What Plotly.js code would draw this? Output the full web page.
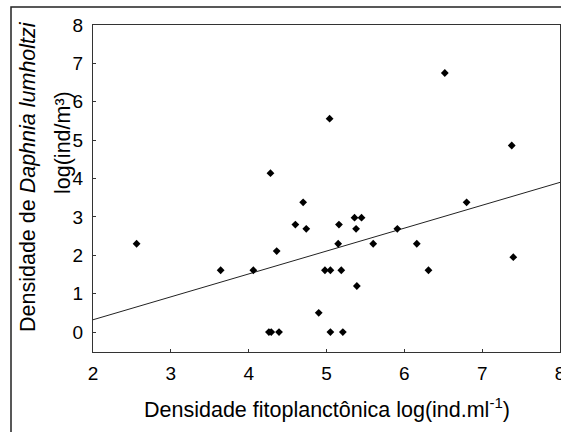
<!DOCTYPE html>
<html>
<head>
<meta charset="utf-8">
<script src="https://cdn.plot.ly/plotly-3.0.1.min.js"></script>
<style>html,body{margin:0;padding:0;background:#fff;}</style>
</head>
<body>
<div id="chart" style="width:561px;height:432px;"></div>
<script>
// Phytoplankton density log(ind/ml)
const phytoDensity = [4.28, 5.04, 6.52, 7.38, 2.56, 3.64, 4.06, 4.36, 4.26, 4.29, 4.39, 4.60, 4.70, 4.74, 4.90, 4.98, 5.05, 5.05, 5.15, 5.16, 5.19, 5.21, 5.36, 5.45, 5.38, 5.39, 5.60, 5.91, 6.16, 6.31, 6.80, 7.40];
// Daphnia lumholtzi density log(ind/m3)
const daphniaDensity = [4.14, 5.56, 6.75, 4.86, 2.30, 1.61, 1.61, 2.11, 0.00, 0.00, 0.00, 2.80, 3.38, 2.69, 0.50, 1.61, 1.61, 0.00, 2.30, 2.80, 1.61, 0.00, 2.98, 2.98, 2.69, 1.20, 2.30, 2.69, 2.30, 1.61, 3.38, 1.95];
// Regression line end points
const fitX = [2, 8];
const fitY = [0.32, 3.90];
const xTicks = [2, 3, 4, 5, 6, 7, 8];
const yTicks = [0, 1, 2, 3, 4, 5, 6, 7, 8];

const font = 'Liberation Sans, Arial, sans-serif';
const tickSize = 19;
const titleSize = 21.5;

const traces = [
  {x: fitX, y: fitY, type: 'scatter', mode: 'lines', line: {color: '#222', width: 1}, hoverinfo: 'skip'},
  {x: phytoDensity, y: daphniaDensity, type: 'scatter', mode: 'markers',
   marker: {symbol: 'diamond', size: 6, color: '#000'}}
];

const layout = {
  width: 561, height: 432,
  margin: {l: 93, r: 1, t: 25, b: 80},
  paper_bgcolor: '#fff', plot_bgcolor: '#fff',
  showlegend: false,
  font: {family: font, size: tickSize, color: '#000'},
  xaxis: {range: [2, 8], tickvals: xTicks, ticks: 'inside', ticklen: 3, tickcolor: '#333',
          showgrid: false, zeroline: false, showline: true, linecolor: '#333', linewidth: 1, mirror: true,
          tickfont: {family: font, size: tickSize, color: '#000'}, ticklabelstandoff: 4,
          ticklabeloverflow: 'allow'},
  yaxis: {range: [-0.52, 8], tickvals: yTicks, ticks: 'inside', ticklen: 3, tickcolor: '#333',
          showgrid: false, zeroline: false, showline: true, linecolor: '#333', linewidth: 1, mirror: true,
          tickfont: {family: font, size: tickSize, color: '#000'}, ticklabelstandoff: 5,
          ticklabeloverflow: 'allow'},
  annotations: [
    {xref: 'paper', yref: 'paper', x: 0.5, y: (352 - 408) / 327, xanchor: 'center', yanchor: 'middle',
     showarrow: false, text: 'Densidade fitoplanctônica log(ind.ml<sup>-1</sup>)', font: {family: font, size: titleSize}},
    {xref: 'paper', yref: 'paper', x: (28 - 93) / 467, y: (352 - 177) / 327, xanchor: 'center', yanchor: 'middle',
     showarrow: false, textangle: -90, text: 'Densidade de <i>Daphnia lumholtzi</i>', font: {family: font, size: titleSize}},
    {xref: 'paper', yref: 'paper', x: (63 - 93) / 467, y: (352 - 143) / 327, xanchor: 'center', yanchor: 'middle',
     showarrow: false, textangle: -90, text: 'log(ind/m³)', font: {family: font, size: titleSize}}
  ],
  shapes: [
    {type: 'rect', xref: 'paper', yref: 'paper', x0: (11 - 93) / 467, x1: 1.2, y0: -0.4, y1: (352 - 7) / 327,
     line: {color: '#222', width: 1.5}, fillcolor: 'rgba(0,0,0,0)', layer: 'below'}
  ]
};

Plotly.newPlot('chart', traces, layout, {displayModeBar: false, staticPlot: true});
</script>
</body>
</html>
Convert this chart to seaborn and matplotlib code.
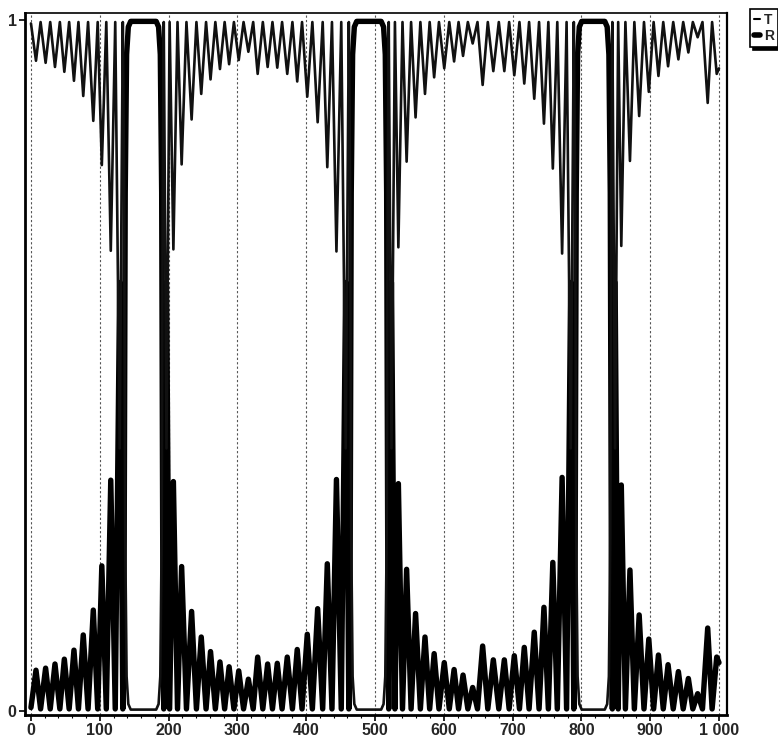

==================================================

**What this task involves**
Quote the data above in full and without alteration; skip the pictures.

**Solution to this task**
What Plotly.js code would draw this? Output the full web page.
<!DOCTYPE html>
<html>
<head>
<meta charset="utf-8">
<script src="https://cdn.plot.ly/plotly-3.0.1.min.js"></script>
<style>html,body{margin:0;padding:0;background:#fff;}</style>
</head>
<body>
<div id="chart" style="width:561px;height:432px;"></div>
<script>
// Phytoplankton density log(ind/ml)
const phytoDensity = [4.28, 5.04, 6.52, 7.38, 2.56, 3.64, 4.06, 4.36, 4.26, 4.29, 4.39, 4.60, 4.70, 4.74, 4.90, 4.98, 5.05, 5.05, 5.15, 5.16, 5.19, 5.21, 5.36, 5.45, 5.38, 5.39, 5.60, 5.91, 6.16, 6.31, 6.80, 7.40];
// Daphnia lumholtzi density log(ind/m3)
const daphniaDensity = [4.14, 5.56, 6.75, 4.86, 2.30, 1.61, 1.61, 2.11, 0.00, 0.00, 0.00, 2.80, 3.38, 2.69, 0.50, 1.61, 1.61, 0.00, 2.30, 2.80, 1.61, 0.00, 2.98, 2.98, 2.69, 1.20, 2.30, 2.69, 2.30, 1.61, 3.38, 1.95];
// Regression line end points
const fitX = [2, 8];
const fitY = [0.32, 3.90];
const xTicks = [2, 3, 4, 5, 6, 7, 8];
const yTicks = [0, 1, 2, 3, 4, 5, 6, 7, 8];

const font = 'Liberation Sans, Arial, sans-serif';
const tickSize = 19;
const titleSize = 21.5;

const traces = [
  {x: fitX, y: fitY, type: 'scatter', mode: 'lines', line: {color: '#222', width: 1}, hoverinfo: 'skip'},
  {x: phytoDensity, y: daphniaDensity, type: 'scatter', mode: 'markers',
   marker: {symbol: 'diamond', size: 6, color: '#000'}}
];

const layout = {
  width: 561, height: 432,
  margin: {l: 93, r: 1, t: 25, b: 80},
  paper_bgcolor: '#fff', plot_bgcolor: '#fff',
  showlegend: false,
  font: {family: font, size: tickSize, color: '#000'},
  xaxis: {range: [2, 8], tickvals: xTicks, ticks: 'inside', ticklen: 3, tickcolor: '#333',
          showgrid: false, zeroline: false, showline: true, linecolor: '#333', linewidth: 1, mirror: true,
          tickfont: {family: font, size: tickSize, color: '#000'}, ticklabelstandoff: 4,
          ticklabeloverflow: 'allow'},
  yaxis: {range: [-0.52, 8], tickvals: yTicks, ticks: 'inside', ticklen: 3, tickcolor: '#333',
          showgrid: false, zeroline: false, showline: true, linecolor: '#333', linewidth: 1, mirror: true,
          tickfont: {family: font, size: tickSize, color: '#000'}, ticklabelstandoff: 5,
          ticklabeloverflow: 'allow'},
  annotations: [
    {xref: 'paper', yref: 'paper', x: 0.5, y: (352 - 408) / 327, xanchor: 'center', yanchor: 'middle',
     showarrow: false, text: 'Densidade fitoplanctônica log(ind.ml<sup>-1</sup>)', font: {family: font, size: titleSize}},
    {xref: 'paper', yref: 'paper', x: (28 - 93) / 467, y: (352 - 177) / 327, xanchor: 'center', yanchor: 'middle',
     showarrow: false, textangle: -90, text: 'Densidade de <i>Daphnia lumholtzi</i>', font: {family: font, size: titleSize}},
    {xref: 'paper', yref: 'paper', x: (63 - 93) / 467, y: (352 - 143) / 327, xanchor: 'center', yanchor: 'middle',
     showarrow: false, textangle: -90, text: 'log(ind/m³)', font: {family: font, size: titleSize}}
  ],
  shapes: [
    {type: 'rect', xref: 'paper', yref: 'paper', x0: (11 - 93) / 467, x1: 1.2, y0: -0.4, y1: (352 - 7) / 327,
     line: {color: '#222', width: 1.5}, fillcolor: 'rgba(0,0,0,0)', layer: 'below'}
  ]
};

Plotly.newPlot('chart', traces, layout, {displayModeBar: false, staticPlot: true});
</script>
</body>
</html>
Convert this chart to seaborn and matplotlib code.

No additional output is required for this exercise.